A new study entitled “Association of Socioeconomic Status with Treatment Delays, Disease Activity, Joint Damage and Disability in Rheumatoid Arthritis” was published in Arthritis Care & Research by Emily Molina from University of Texas Health Science Center at San Antonio, TX and colleagues, and sought to understand the link between socioeconomic status and disease activity in rheumatoid arthritis.
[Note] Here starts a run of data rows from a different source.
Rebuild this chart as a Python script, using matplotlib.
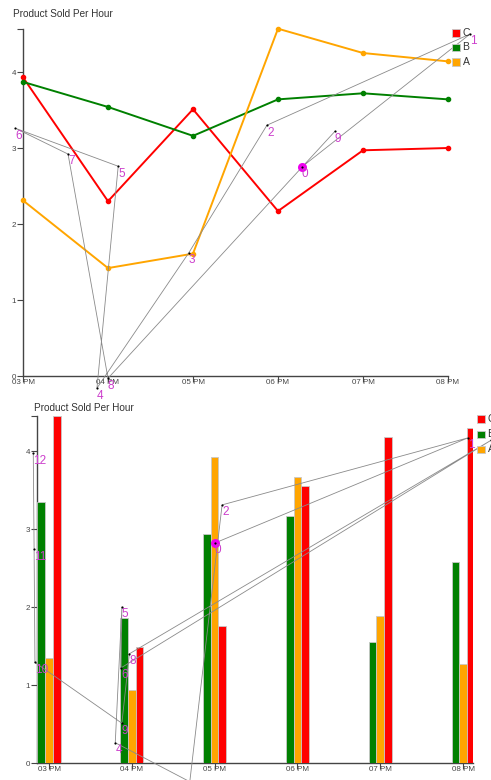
import matplotlib
matplotlib.use('Agg')
import matplotlib.pyplot as plt
from matplotlib.patches import Rectangle
import numpy as np

plt.rcParams['font.family'] = ['Liberation Sans', 'DejaVu Sans']

# ---------------- data ----------------
hours = ['03 PM', '04 PM', '05 PM', '06 PM', '07 PM', '08 PM']
series_names = ['C', 'B', 'A']
series_colors = ['#ff0000', '#008000', '#ffa500']

# top panel (lines)
line_C = [3.93, 2.30, 3.51, 2.17, 2.97, 3.00]
line_B = [3.87, 3.54, 3.16, 3.64, 3.72, 3.64]
line_A = [2.31, 1.42, 1.61, 4.57, 4.25, 4.14]

# bottom panel (bars)
bar_C = [4.45, 1.49, 1.76, 3.55, 4.18, 4.29]
bar_B = [3.35, 1.86, 2.94, 3.17, 1.55, 2.58]
bar_A = [1.35, 0.94, 3.92, 3.67, 1.88, 1.27]

# annotation paths (numbered points)
top_path_x = [3.28, 5.26, 2.87, 1.95, 0.87, 1.12, -0.09, 0.53, 1.00, 3.67]
top_path_y = [2.75, 4.50, 3.30, 1.62, -0.16, 2.76, 3.26, 2.92, -0.03, 3.22]

bot_path_x = [2.00, 5.06, 2.09, 1.70, 0.80, 0.88, 0.87, 5.34, 0.97, 0.88, -0.17, -0.18, -0.19]
bot_path_y = [2.82, 4.17, 3.31, -0.24, 0.26, 2.00, 1.22, 4.14, 1.40, 0.51, 1.29, 2.74, 3.97]

title = 'Product Sold Per Hour'

# ---------------- figure ----------------
W, H = 491, 780
fig = plt.figure(figsize=(W / 100, H / 100), dpi=100)


def fx(px):
    return px / W


def fy(py):
    return 1 - py / H


def style(ax, ytop):
    for s in ['top', 'right']:
        ax.spines[s].set_visible(False)
    for s in ['left', 'bottom']:
        ax.spines[s].set_color('#444444')
        ax.spines[s].set_linewidth(1.0)
    ax.tick_params(axis='both', colors='#444444', labelcolor='#444444',
                   labelsize=5.8, length=4, width=0.8)
    ax.tick_params(axis='x', pad=-1.5)
    ax.tick_params(axis='y', pad=1)
    ax.set_yticks([0, 1, 2, 3, 4])
    ax.set_yticks([ytop], minor=True)
    ax.tick_params(axis='y', which='minor', length=4, width=0.8, colors='#444444')
    ax.patch.set_alpha(0)


def draw_path(ax, xs, ys):
    ax.plot(xs, ys, color='#8a8a8a', lw=0.6, clip_on=False, zorder=6)
    ax.scatter(xs, ys, s=2.5, color='black', clip_on=False, zorder=7, linewidths=0)
    ax.plot([xs[0]], [ys[0]], 'o', color='#ee00ee', ms=6.5, clip_on=False,
            zorder=6.5, mec='none')
    for i, (x, y) in enumerate(zip(xs, ys)):
        ax.annotate(str(i), (x, y), xytext=(0, -1), textcoords='offset points',
                    ha='left', va='top', color='#cc3fcc', fontsize=8.5,
                    annotation_clip=False, zorder=8)


def legend(x_left, y_tops, size=7.5):
    for name, col, yt in zip(series_names, series_colors, y_tops):
        fig.add_artist(Rectangle((fx(x_left), fy(yt + size)), size / W, size / H,
                                 transform=fig.transFigure, facecolor=col,
                                 edgecolor='#c8c8c8', lw=0.6))
        fig.text(fx(x_left + size + 3), fy(yt + size / 2), name, ha='left',
                 va='center', fontsize=7.5, color='#333333')


# ---------------- top panel ----------------
ytop1 = 4.566
ax1 = fig.add_axes([fx(23), fy(376), 425 / W, 347 / H])
x = np.arange(len(hours))
for vals, col in zip([line_C, line_B, line_A], series_colors):
    ax1.plot(x, vals, color=col, lw=1.4, marker='o', ms=3, zorder=3, clip_on=False)
ax1.set_xlim(0, 5)
ax1.set_ylim(0, ytop1)
ax1.set_xticks(x)
ax1.set_xticklabels(hours)
style(ax1, ytop1)
draw_path(ax1, top_path_x, top_path_y)
fig.text(fx(13), fy(14), title, ha='left', va='center', fontsize=7.2, color='#333333')
legend(452, [29, 43.5, 58])

# ---------------- bottom panel ----------------
ytop2 = 4.45
ax2 = fig.add_axes([fx(37), fy(763), 436 / W, 347 / H])
bw = 0.093
for vals, col, off in zip([bar_B, bar_A, bar_C],
                          ['#008000', '#ffa500', '#ff0000'], [-bw, 0, bw]):
    ax2.bar(x + off, vals, width=bw, color=col, edgecolor='#c8c8c8',
            linewidth=0.6, zorder=3)
ax2.set_xlim(-0.145, 5.12)
ax2.set_ylim(0, ytop2)
ax2.set_xticks(x)
ax2.set_xticklabels(hours)
style(ax2, ytop2)
draw_path(ax2, bot_path_x, bot_path_y)
fig.text(fx(34), fy(408), title, ha='left', va='center', fontsize=7.2, color='#333333')
legend(477, [415.5, 430.5, 445.5])

fig.savefig('out.png', dpi=100)
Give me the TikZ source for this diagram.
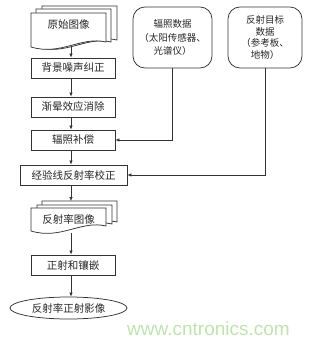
\documentclass[tikz,border=0pt]{standalone}
\usepackage{fontspec}
\setmainfont{Noto Sans CJK SC}
\newfontfamily\wmfont{Liberation Sans}
\usetikzlibrary{arrows.meta,positioning,shapes.geometric}

\definecolor{wmgreen}{RGB}{192,226,176}

\begin{document}
\begin{tikzpicture}[
  x=1pt, y=-1pt, >={Latex[length=4pt,width=3.5pt]},
  every node/.style={font=\fontsize{10.5}{12}\selectfont, text=black!85},
  box/.style={draw=black!80, line width=0.75pt, minimum width=84pt,
              minimum height=20pt, inner sep=1pt, align=center},
  roundbox/.style={draw=black!80, line width=0.75pt, rounded corners=12pt,
              minimum height=61pt, inner sep=1pt, align=center},
  page/.style={draw=black!80, line width=0.75pt, fill=white},
  link/.style={draw=black!80, line width=0.65pt},
  pics/docpage/.style={code={
    \draw[page] (0,0) -- (75,0) -- (75,#1)
      .. controls (50,#1-6) and (30,#1+14) .. (0,#1+5) -- cycle;
  }},
]
\useasboundingbox (0,0) rectangle (310,344);

% raw image stack
\pic at (42,6) {docpage=34};
\pic at (36,9) {docpage=33};
\pic at (31,13) {docpage=29};
\node (raw) at (68.5,25) {原始图像};
\coordinate (rawout) at (71,46);

% correction chain
\node[box] (noise) at (73,68) {背景噪声纠正};
\node[box] (vignet) at (73,107) {渐晕效应消除};
\node[box] (irrcomp) at (73,140) {辐照补偿};
\node[box, minimum width=107pt] (elc) at (73.5,175) {经验线反射率校正};

% input data
\node[roundbox, minimum width=79pt, font=\fontsize{9.5}{13.3}\selectfont]
  (irrdata) at (172.5,37.5) {辐照数据\\（太阳传感器、\\光谱仪）};
\node[roundbox, minimum width=74pt, font=\fontsize{9.5}{11.7}\selectfont]
  (target) at (265,37.5) {反射目标\\数据\\（参考板、\\地物）};

% reflectance image stack
\pic at (42,201) {docpage=21};
\pic at (37,205) {docpage=19};
\pic at (31,208) {docpage=18};
\node (refl) at (68.5,219) {反射率图像};
\coordinate (reflin) at (71,201);
\coordinate (reflout) at (71,233);

\node[box] (ortho) at (73,265) {正射和镶嵌};
\node[draw=black!80, line width=0.75pt, ellipse, minimum width=117pt,
      minimum height=22pt, inner sep=0pt] (final) at (68.5,308) {反射率正射影像};

% arrows
\draw[link, ->] (rawout) -- (rawout |- noise.north);
\draw[link, ->] (rawout |- noise.south) -- (rawout |- vignet.north);
\draw[link, ->] (rawout |- vignet.south) -- (rawout |- irrcomp.north);
\draw[link, ->] (rawout |- irrcomp.south) -- (rawout |- elc.north);
\draw[link, ->] (rawout |- elc.south) -- (reflin);
\draw[link, ->] (reflout) -- (reflout |- ortho.north);
\draw[link, ->] (reflout |- ortho.south) -- (reflout |- final.north);
\draw[link, ->] (irrdata.south) |- (irrcomp.east);
\draw[link, ->] (target.south) |- (elc.east);

% watermark
\node[font=\wmfont\fontsize{19}{19}\selectfont, text=wmgreen, anchor=base]
  (mark) at (208.5,335) {www.cntronics.com};
\end{tikzpicture}
\end{document}
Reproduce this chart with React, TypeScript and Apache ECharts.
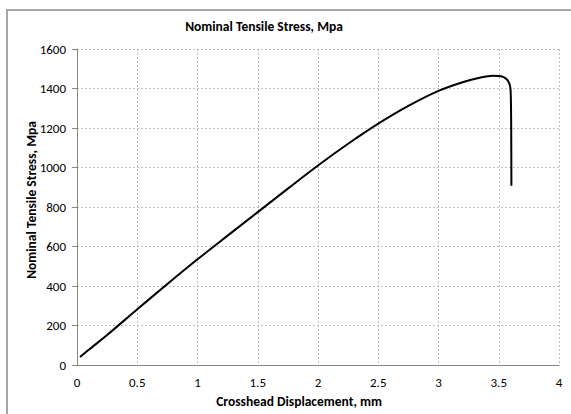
import React, { useEffect, useRef } from "react";
import * as echarts from "echarts";

const displacement = [0.025, 0.1, 0.25, 0.5, 0.75, 1.0, 1.25, 1.5, 1.75, 2.0, 2.25, 2.5, 2.75, 3.0, 3.2, 3.35, 3.45, 3.52, 3.56, 3.585, 3.597, 3.602, 3.604, 3.605];
const stress = [40, 78, 152, 282, 410, 535, 655, 774, 893, 1010, 1120, 1222, 1312, 1388, 1432, 1456, 1465, 1462, 1450, 1430, 1400, 1300, 1100, 908];
const xTicks = [0, 0.5, 1, 1.5, 2, 2.5, 3, 3.5, 4];
const yTicks = [0, 200, 400, 600, 800, 1000, 1200, 1400, 1600];

const titleText = "Nominal Tensile Stress, Mpa";
const xName = "Crosshead Displacement, mm";
const yName = "Nominal Tensile Stress, Mpa";

const FONT = "Carlito, 'Open Sans', 'Liberation Sans', sans-serif";

export default function App() {
  const ref = useRef<HTMLDivElement>(null);
  useEffect(() => {
    if (!ref.current) return;
    const chart = echarts.init(ref.current, null, { renderer: "svg" });
    const data = displacement.map((x, i) => [x, stress[i]]);
    chart.setOption({
      animation: false,
      backgroundColor: "#ffffff",
      title: {
        text: titleText,
        left: 259,
        top: 14,
        textAlign: "center",
        textStyle: { fontFamily: FONT, fontSize: 13.5, fontWeight: "bold", color: "#000" },
      },
      graphic: [
        {
          type: "rect",
          shape: { x: 7, y: 10, width: 620, height: 500 },
          style: { fill: "none", stroke: "#a6a6a6", lineWidth: 2 },
          silent: true,
        },
      ],
      grid: { left: 77, right: 12, top: 49, bottom: 49, containLabel: false },
      xAxis: {
        type: "value",
        min: 0,
        max: 4,
        interval: 0.5,
        name: xName,
        nameLocation: "middle",
        nameGap: 29,
        nameMoveOverlap: false,
        nameTextStyle: { fontFamily: FONT, fontSize: 13.5, fontWeight: "bold", color: "#000", padding: [0, 38, 0, 0] },
        axisLine: { show: true, lineStyle: { color: "#868686", width: 1 } },
        axisTick: { show: false },
        axisLabel: {
          fontFamily: FONT,
          fontSize: 13,
          color: "#000",
          margin: 11,
          formatter: (v: number) => (xTicks.includes(v) ? String(v) : ""),
        },
        splitLine: { show: true, lineStyle: { color: "#c0c0c0", type: [2, 2], width: 1 } },
      },
      yAxis: {
        type: "value",
        min: 0,
        max: 1600,
        interval: 200,
        name: yName,
        nameLocation: "middle",
        nameGap: 39,
        nameMoveOverlap: false,
        nameRotate: 90,
        nameTextStyle: { fontFamily: FONT, fontSize: 13.5, fontWeight: "bold", color: "#000", padding: [0, 0, 0, 14] },
        axisLine: { show: true, lineStyle: { color: "#868686", width: 1 } },
        axisTick: { show: true, inside: false, length: 5, lineStyle: { color: "#868686" } },
        axisLabel: {
          fontFamily: FONT,
          fontSize: 13,
          color: "#000",
          margin: 11,
          formatter: (v: number) => (yTicks.includes(v) ? String(v) : ""),
        },
        splitLine: { show: true, lineStyle: { color: "#c0c0c0", type: [2, 2], width: 1 } },
      },
      series: [
        {
          type: "line",
          data,
          showSymbol: false,
          smooth: 0.3,
          lineStyle: { color: "#000", width: 2 },
        },
      ],
    });
    return () => chart.dispose();
  }, []);
  return (
    <div style={{ position: "fixed", left: 0, top: 0, width: 571, height: 414, background: "#fff" }}>
      <div ref={ref} style={{ width: 571, height: 414 }} />
    </div>
  );
}
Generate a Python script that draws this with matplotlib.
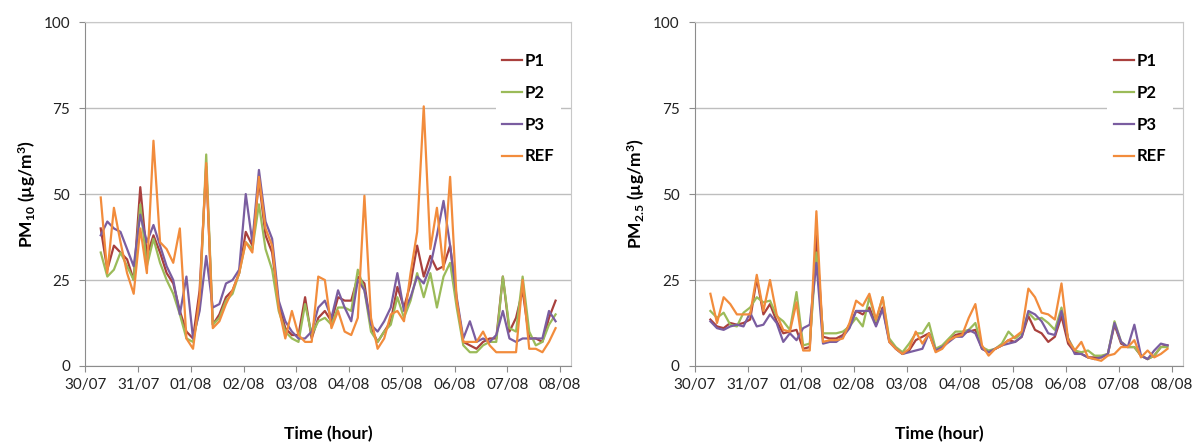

Rheumatoid arthritis (RA) is an autoimmune inflammatory and debilitating disease that leads to joint damage and higher risk for cardiovascular disease. It affects approximately 1% of adults in western countries, mainly women. Many studies have shown that early treatment is essential for optimal management in Rheumatoid arthritis patients. There has been a growing idea in the early stages of RA of a “window of opportunity” for successful therapy and prevention of irreversible damage as well as in other autoimmune diseases. There are many factors contributing to late therapy of rheumatoid arthritis patients, including long clinician waiting times, having to go to a rheumatologist, and having lower socioeconomic status (SES). Thus a timely beginning of disease-modifying anti-rheumatic drug (DMARD) treatment of RA, and adequate follow up visits of RA patients is very important to ameliorate or delay the development of rheumatoid arthritis.
In this study, the research team evaluated the association between one’s socioeconomic status and disease activity, joint damage and disability, considering factors such as treatment delay and distance to the rheumatologist. The researchers enrolled 1,209 RA patients from rheumatology clinics where 1,159 had been treated with DMARD, evaluated the socioeconomic status by education, occupation and income and divided patients into tertiles. They examined disease activity, determined by 28-joint disease activity score using erythrocyte sedimentation rate (DAS28-ESR), joint damage analysis by hand radiographs through Sharp scores, and physical disability, determined by the Modified Health Assessment Questionnaire (MHAQ). They found that patients with lower SES started DMARD therapy 8.5 ± 10.2 years after the beginning of RA symptoms while patients in middle and upper SES tertiles started the treatment, respectively, 6.1 ± 7.9 years (P=0.002) and 6.1 ± 8.6 years (P=0.009), after the onset of RA symptoms. Importantly, the parameters DAS28ESR, Sharp score and MHAQ score increased, respectively 0.02 (P≤0.001), 1.33 (P≤0.001) and 0.01 (P≤0.001) per year of treatment delay.
The researchers concluded that lower socioeconomic status correlated with delay in DMARD initiation, and in addition, SES and DMARD treatment were associated independently with worse clinical interventions in RA. Therefore there is an urgent need to reduce treatment delay in patients with rheumatoid arthritis and low socioeconomic status.